Last night, I had a little cucumber salad.

As 50 recedes in the rearview mirror—some days slowly, others with startling speed—I ponder ways to keep my life fresh. Not that I think it’s moldy or boring now. I just know that as we get older, we’re more likely to fall into a rut. The Professor tells me there’s little chance of this in my case. I made four moves in my 30s, each to a new job and state/territory. During my 40s, I made two career changes, each requiring new education and a certification or licensing process. This past summer, shortly before my 51st birthday, I started yet another position to mix with my investigation work.

I’m a bilingual field interviewer for the National Survey on Drug Use & Health, a study commissioned by the U.S. Dept. of Health & Human Services that has been around since 1971. I run around neighborhoods in various parts of Washington State, speaking with randomly selected participants and conducting interviews with them. I read maps (print!) and find new places and talk to new people every day. I climb steep driveways and scale stairs. I solve puzzles (if Apts. 3, 4, and 6 are on this side, where the heck is #5?). In all ways, it’s a mentally and physically active job.

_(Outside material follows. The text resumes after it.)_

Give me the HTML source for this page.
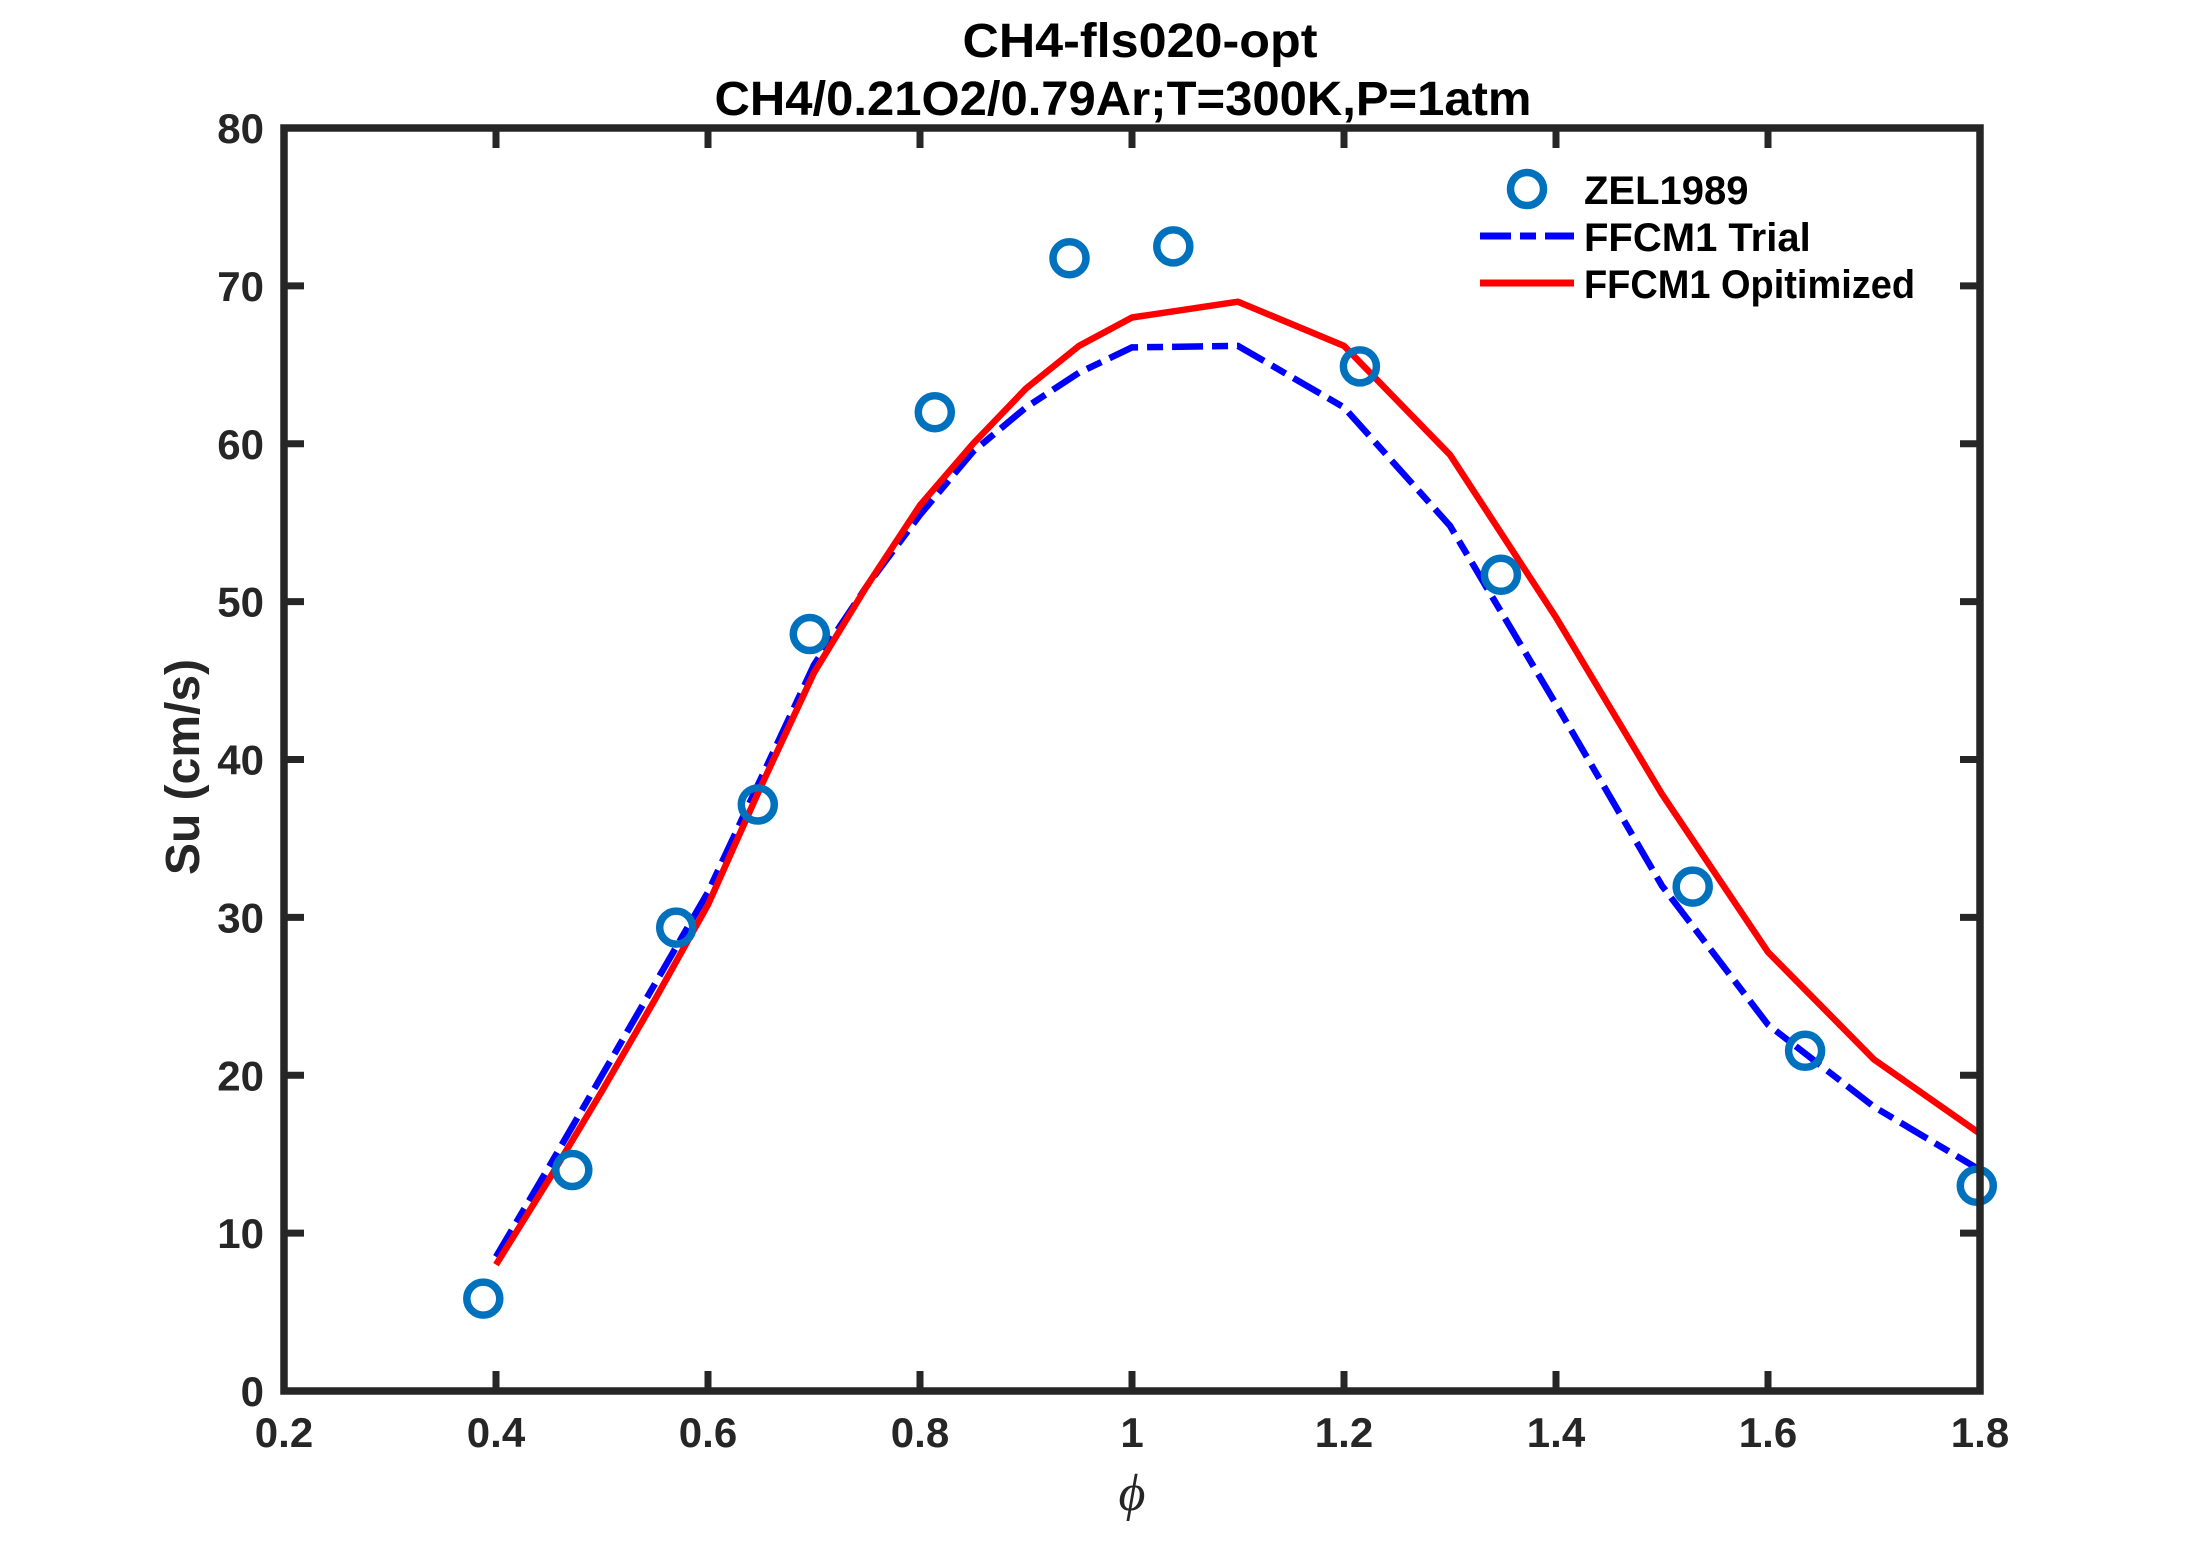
<!DOCTYPE html>
<html><head><meta charset="utf-8"><style>html,body{margin:0;padding:0;background:#fff}svg{display:block}</style></head>
<body>
<svg id="s" width="2187" height="1563" viewBox="0 0 2187 1563" xmlns="http://www.w3.org/2000/svg" font-family="Liberation Sans, Arial, sans-serif">
<rect width="2187" height="1563" fill="#fff"/>
<g id="plot"></g>
<text x="1140" y="57" text-anchor="middle" font-size="48" font-weight="bold" fill="#000" textLength="355" lengthAdjust="spacingAndGlyphs">CH4-fls020-opt</text>
<text x="1123" y="115" text-anchor="middle" font-size="48" font-weight="bold" fill="#000" textLength="817" lengthAdjust="spacingAndGlyphs">CH4/0.21O2/0.79Ar;T=300K,P=1atm</text>
<text transform="translate(199,767) rotate(-90)" text-anchor="middle" font-size="48" font-weight="bold" fill="#262626">Su (cm/s)</text>
<text x="1132" y="1510" text-anchor="middle" font-size="52" font-style="italic" font-family="Liberation Serif, serif" fill="#262626">ϕ</text>
<circle cx="1527" cy="189" r="16.5" fill="none" stroke="#0072BD" stroke-width="7.5"/>
<line x1="1480" y1="236" x2="1574" y2="236" stroke="#0000FF" stroke-width="7" stroke-dasharray="31 9 16 9"/>
<line x1="1480" y1="283" x2="1574" y2="283" stroke="#FF0000" stroke-width="7"/>
<g font-size="40" font-weight="bold" fill="#000">
<text x="1584" y="204">ZEL1989</text>
<text x="1584" y="251">FFCM1 Trial</text>
<text x="1584" y="298" textLength="331" lengthAdjust="spacingAndGlyphs">FFCM1 Opitimized</text>
</g>
</svg>
<script>
(function(){
var X=function(v){return 284+(v-0.2)*1060;}, Y=function(v){return 1391-v*15.7875;};
var g=document.getElementById('plot'),h='';
for(var i=0;i<=8;i++){var v=0.2+i*0.2,x=X(v);
 h+='<line x1="'+x+'" y1="1391" x2="'+x+'" y2="1371" stroke="#262626" stroke-width="7"/>';
 h+='<line x1="'+x+'" y1="128" x2="'+x+'" y2="148" stroke="#262626" stroke-width="7"/>';
 var lab=(Math.abs(v-1)<1e-6)?'1':v.toFixed(1);
 h+='<text x="'+x+'" y="1447" text-anchor="middle" font-size="42" font-weight="bold" fill="#262626">'+lab+'</text>';}
for(var j=0;j<=8;j++){var y=Y(j*10);
 h+='<line x1="284" y1="'+y+'" x2="304" y2="'+y+'" stroke="#262626" stroke-width="7"/>';
 h+='<line x1="1980" y1="'+y+'" x2="1960" y2="'+y+'" stroke="#262626" stroke-width="7"/>';
 h+='<text x="264" y="'+(y+15)+'" text-anchor="end" font-size="42" font-weight="bold" fill="#262626">'+(j*10)+'</text>';}
function pl(d){return d.map(function(p){return X(p[0]).toFixed(1)+','+Y(p[1]).toFixed(1)}).join(' ');}
var blue=[[0.4,8.5],[0.45,14.2],[0.5,20],[0.55,25.8],[0.6,31.6],[0.65,38.8],[0.7,46],[0.75,51],[0.8,55.5],[0.85,59.5],[0.9,62.3],[0.95,64.5],[1.0,66.1],[1.1,66.2],[1.2,62.3],[1.3,54.8],[1.4,43.5],[1.5,32],[1.6,23.2],[1.7,18],[1.8,14]];
var red=[[0.4,8.0],[0.45,13.4],[0.5,19],[0.55,24.8],[0.6,30.8],[0.65,38.3],[0.7,45.5],[0.75,51],[0.8,56.1],[0.85,60],[0.9,63.5],[0.95,66.2],[1.0,68],[1.1,69],[1.2,66.2],[1.3,59.3],[1.4,49],[1.5,37.8],[1.6,27.8],[1.7,21],[1.8,16.3]];
h+='<polyline points="'+pl(blue)+'" fill="none" stroke="#0000FF" stroke-width="6.5" stroke-dasharray="31 9 16 9"/>';
h+='<polyline points="'+pl(red)+'" fill="none" stroke="#FF0000" stroke-width="6.5" stroke-linejoin="round"/>';
var pts=[[0.388,5.85],[0.472,14],[0.57,29.35],[0.647,37.15],[0.696,47.95],[0.814,62],[0.941,71.75],[1.039,72.5],[1.215,64.9],[1.348,51.7],[1.529,31.95],[1.635,21.55],[1.797,13]];
pts.forEach(function(p){h+='<circle cx="'+X(p[0]).toFixed(1)+'" cy="'+Y(p[1]).toFixed(1)+'" r="16.5" fill="none" stroke="#0072BD" stroke-width="7.5"/>';});
h+='<rect x="284" y="128" width="1696" height="1263" fill="none" stroke="#262626" stroke-width="7.5"/>';
g.innerHTML=h;
})();
</script>
</body></html>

My fear is that the decline could happen so slowly that I might not notice. I want to be proactive in continuing to bring new things into my life. I don’t know that I’ll be like my dad, who recently, at 84, left his last (we think) job. Until he was 80, they heated their big Wisconsin farmhouse largely with wood he cut himself off their land. Who can be like that? But I want to stay on the move.

By now, I have a good handle on a lot of my likes and dislikes. I like Thai green curry, 4 stars. I don’t like cilantro or olives or seafood, ever, in anything. But what if there are other things on the menu that I’ve never tried, that I might like? If I always order just the curry, how will I know? And the menu is symbolic of the rest of life. If I only do the things I already know I like, how will I have new adventures and learn new things? If I don’t push through fear—of failure, of the unknown—how will I keep growing? If I don’t bring unfamiliar books, plays, movies, music, podcasts, people into my life, how will I be exposed to new ideas? Travel! New experiences! A life lived! With the help of Dramamine and Ativan, I will yet make that helicopter ride over Snoqualmie Falls.

This doesn’t mean that I feel I have to be constantly searching out crazy new things to do and see. It’s about an attitude, an openness. Most times, it consists of small things. I see the play that doesn’t necessarily feel at first like my cup of tea. I watch a documentary on something I don’t know much about, instead of another Cheers rerun. Or, along with my green curry, I order a little cucumber salad that I have noticed on the menu but have never tried. And—it was delicious.

*****
p.s. Shout out to Intrepid Reader Peter who, at 60-something, recently earned his private investigator’s license and began a new career after a distinguished, 30-year stint as a journalist. No moss growing on you!